RECORDED DATA
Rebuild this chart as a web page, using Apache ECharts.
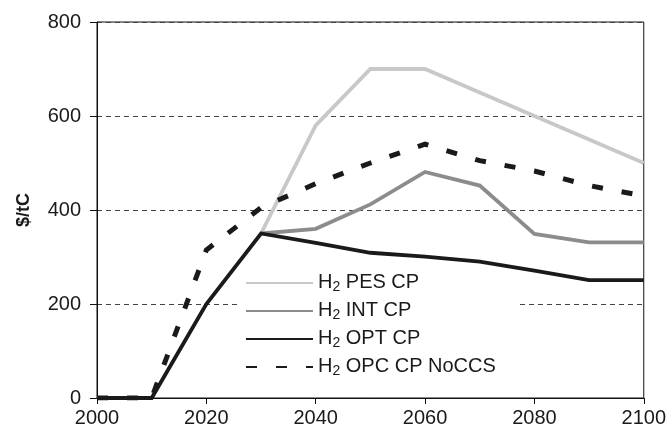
<!DOCTYPE html>
<html>
<head>
<meta charset="utf-8">
<script src="https://cdn.jsdelivr.net/npm/echarts@6/dist/echarts.min.js"></script>
<style>
  html, body { margin: 0; padding: 0; background: #fff; }
  #chart { width: 669px; height: 436px; }
</style>
</head>
<body>
<div id="chart"></div>
<script>
// Carbon price paths ($/tC), one value per decade
const years = [2000, 2010, 2020, 2030, 2040, 2050, 2060, 2070, 2080, 2090, 2100];
const pesCP    = [null, null, null, 350, 580, 700, 700, 650, 600, 550, 500];
const intCP    = [null, null, null, 350, 360, 412, 481, 452, 349, 331, 331];
const optCP    = [0, 0, 200, 350, 330, 309, 301, 290, 271, 251, 251];
const opcNoCCS = [0, 0, 315, 405, 456, 500, 540, 505, 483, 452, 430];

const seriesNames = ['H2 PES CP', 'H2 INT CP', 'H2 OPT CP', 'H2 OPC CP NoCCS'];
const yTicks = [0, 200, 400, 600, 800];
const xTicks = [2000, 2020, 2040, 2060, 2080, 2100];

const pairs = vals => years.map((y, i) => [y, vals[i]]).filter(p => p[1] !== null);

const FONT = '"Liberation Sans", Arial, Helvetica, sans-serif';

const chart = echarts.init(document.getElementById('chart'), null, { renderer: 'canvas' });

function lineSeries(name, vals, color, width, dash) {
  return {
    name: name,
    type: 'line',
    z: 3,
    data: pairs(vals),
    symbol: 'none',
    showSymbol: false,
    lineStyle: { color: color, width: width, type: dash || 'solid', cap: 'butt', join: 'miter' },
    itemStyle: { color: color },
    emphasis: { disabled: true },
    animation: false
  };
}

chart.setOption({
  animation: false,
  backgroundColor: '#fff',
  grid: {
    left: 97, right: 24, top: 22, bottom: 38,
    show: true, borderColor: '#111', borderWidth: 1, backgroundColor: 'transparent'
  },
  legend: {
    orient: 'vertical',
    z: 1,
    left: 237,
    top: 264,
    padding: [4, 22, 6, 8],
    backgroundColor: '#fff',
    itemWidth: 67,
    itemHeight: 14,
    itemGap: 2,
    data: seriesNames,
    // line-only keys: hide the marker the line legend adds by default
    itemStyle: { opacity: 0 },
    formatter: name => '{n|H}{s|2}{n|' + name.slice(2) + '}',
    textStyle: {
      fontFamily: FONT,
      color: '#1a1a1a',
      rich: {
        n: { fontFamily: FONT, fontSize: 20, lineHeight: 22, verticalAlign: 'top', color: '#1a1a1a' },
        s: { fontFamily: FONT, fontSize: 14, lineHeight: 14, padding: [12, 0, 0, 0], verticalAlign: 'bottom', color: '#1a1a1a' }
      }
    }
  },
  xAxis: {
    type: 'value',
    min: 2000, max: 2100, interval: 20,
    axisLine: { show: true, lineStyle: { color: '#111', width: 1 } },
    axisTick: { show: true, length: 6, lineStyle: { color: '#111' }, customValues: xTicks },
    axisLabel: {
      fontFamily: FONT, fontSize: 20, color: '#1a1a1a', margin: 10,
      customValues: xTicks, formatter: v => String(v)
    },
    splitLine: { show: false }
  },
  yAxis: {
    type: 'value',
    min: 0, max: 800, interval: 200,
    name: '$/tC',
    nameLocation: 'middle',
    nameGap: 64,
    nameTextStyle: { fontFamily: FONT, fontSize: 18, fontWeight: 'bold', color: '#1a1a1a' },
    axisLine: { show: true, lineStyle: { color: '#111', width: 1 } },
    axisTick: { show: true, length: 7, lineStyle: { color: '#111' }, customValues: yTicks },
    axisLabel: {
      fontFamily: FONT, fontSize: 20, color: '#1a1a1a', margin: 16,
      customValues: yTicks, formatter: v => String(v)
    },
    splitLine: { show: true, lineStyle: { color: '#444', width: 1, type: [5, 4] } }
  },
  series: [
    lineSeries(seriesNames[0], pesCP, '#c8c8c8', 3.8),
    lineSeries(seriesNames[1], intCP, '#8c8c8c', 3.8),
    lineSeries(seriesNames[2], optCP, '#1a1a1a', 3.8),
    lineSeries(seriesNames[3], opcNoCCS, '#1a1a1a', 5, [11, 19])
  ]
});
</script>
</body>
</html>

STATED PROBLEM
In this exercise, set down all of the data exactly, without the pictures.

RESULT FOR THIS EXERCISE
Rebuild this chart as a web page, using Apache ECharts.
<!DOCTYPE html>
<html>
<head>
<meta charset="utf-8">
<script src="https://cdn.jsdelivr.net/npm/echarts@6/dist/echarts.min.js"></script>
<style>
  html, body { margin: 0; padding: 0; background: #fff; }
  #chart { width: 669px; height: 436px; }
</style>
</head>
<body>
<div id="chart"></div>
<script>
// Carbon price paths ($/tC), one value per decade
const years = [2000, 2010, 2020, 2030, 2040, 2050, 2060, 2070, 2080, 2090, 2100];
const pesCP    = [null, null, null, 350, 580, 700, 700, 650, 600, 550, 500];
const intCP    = [null, null, null, 350, 360, 412, 481, 452, 349, 331, 331];
const optCP    = [0, 0, 200, 350, 330, 309, 301, 290, 271, 251, 251];
const opcNoCCS = [0, 0, 315, 405, 456, 500, 540, 505, 483, 452, 430];

const seriesNames = ['H2 PES CP', 'H2 INT CP', 'H2 OPT CP', 'H2 OPC CP NoCCS'];
const yTicks = [0, 200, 400, 600, 800];
const xTicks = [2000, 2020, 2040, 2060, 2080, 2100];

const pairs = vals => years.map((y, i) => [y, vals[i]]).filter(p => p[1] !== null);

const FONT = '"Liberation Sans", Arial, Helvetica, sans-serif';

const chart = echarts.init(document.getElementById('chart'), null, { renderer: 'canvas' });

function lineSeries(name, vals, color, width, dash) {
  return {
    name: name,
    type: 'line',
    z: 3,
    data: pairs(vals),
    symbol: 'none',
    showSymbol: false,
    lineStyle: { color: color, width: width, type: dash || 'solid', cap: 'butt', join: 'miter' },
    itemStyle: { color: color },
    emphasis: { disabled: true },
    animation: false
  };
}

chart.setOption({
  animation: false,
  backgroundColor: '#fff',
  grid: {
    left: 97, right: 24, top: 22, bottom: 38,
    show: true, borderColor: '#111', borderWidth: 1, backgroundColor: 'transparent'
  },
  legend: {
    orient: 'vertical',
    z: 1,
    left: 237,
    top: 264,
    padding: [4, 22, 6, 8],
    backgroundColor: '#fff',
    itemWidth: 67,
    itemHeight: 14,
    itemGap: 2,
    data: seriesNames,
    // line-only keys: hide the marker the line legend adds by default
    itemStyle: { opacity: 0 },
    formatter: name => '{n|H}{s|2}{n|' + name.slice(2) + '}',
    textStyle: {
      fontFamily: FONT,
      color: '#1a1a1a',
      rich: {
        n: { fontFamily: FONT, fontSize: 20, lineHeight: 22, verticalAlign: 'top', color: '#1a1a1a' },
        s: { fontFamily: FONT, fontSize: 14, lineHeight: 14, padding: [12, 0, 0, 0], verticalAlign: 'bottom', color: '#1a1a1a' }
      }
    }
  },
  xAxis: {
    type: 'value',
    min: 2000, max: 2100, interval: 20,
    axisLine: { show: true, lineStyle: { color: '#111', width: 1 } },
    axisTick: { show: true, length: 6, lineStyle: { color: '#111' }, customValues: xTicks },
    axisLabel: {
      fontFamily: FONT, fontSize: 20, color: '#1a1a1a', margin: 10,
      customValues: xTicks, formatter: v => String(v)
    },
    splitLine: { show: false }
  },
  yAxis: {
    type: 'value',
    min: 0, max: 800, interval: 200,
    name: '$/tC',
    nameLocation: 'middle',
    nameGap: 64,
    nameTextStyle: { fontFamily: FONT, fontSize: 18, fontWeight: 'bold', color: '#1a1a1a' },
    axisLine: { show: true, lineStyle: { color: '#111', width: 1 } },
    axisTick: { show: true, length: 7, lineStyle: { color: '#111' }, customValues: yTicks },
    axisLabel: {
      fontFamily: FONT, fontSize: 20, color: '#1a1a1a', margin: 16,
      customValues: yTicks, formatter: v => String(v)
    },
    splitLine: { show: true, lineStyle: { color: '#444', width: 1, type: [5, 4] } }
  },
  series: [
    lineSeries(seriesNames[0], pesCP, '#c8c8c8', 3.8),
    lineSeries(seriesNames[1], intCP, '#8c8c8c', 3.8),
    lineSeries(seriesNames[2], optCP, '#1a1a1a', 3.8),
    lineSeries(seriesNames[3], opcNoCCS, '#1a1a1a', 5, [11, 19])
  ]
});
</script>
</body>
</html>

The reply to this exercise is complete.